• # question_answer A light rod of length L is suspended from a support horizontally by means of two vertical wires A & B of equal lengths as shown. CSA of A is half of that of B, and Young's modulas of A is double to that of B. A weight W is hung on the rod as shown.

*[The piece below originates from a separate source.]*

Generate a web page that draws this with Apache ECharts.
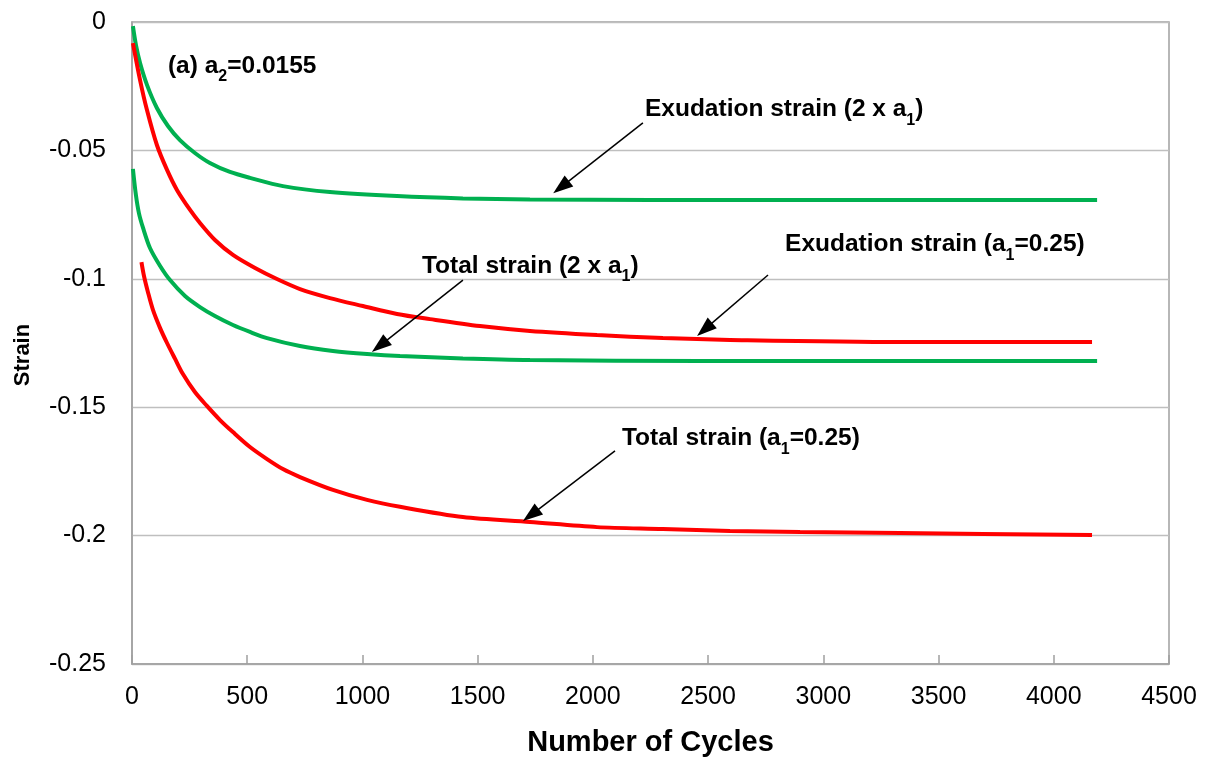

The value of x so that stress in A is same as that in B is A)  L/3                         B)  L/2       C) $\frac{2L}{3}$                                  D) $\frac{3L}{4}$

Let tension in wires A & B are ${{T}_{A}}\And {{T}_{B}}$ respectively. ${{T}_{A}}+{{T}_{B}}=W$ ${{T}_{A}}\times x={{T}_{B}}(L-x)$ Solving above equation, ${{T}_{A}}=\frac{W(L-x)}{L},{{T}_{B}}=\frac{Wx}{L}$ Stress in $A=\frac{{{T}_{A}}}{{{A}_{A}}}$ where ${{A}_{A}}$ is CSA of wire A Stress in $B=\frac{{{T}_{B}}}{{{A}_{B}}}$ where ${{A}_{B}}$ is CSA of wire B It is given${{A}_{A}}=\frac{{{A}_{B}}}{2},\frac{{{T}_{A}}}{{{A}_{A}}}=\frac{{{T}_{B}}}{{{A}_{B}}}$which gives $x=\frac{2l}{3}$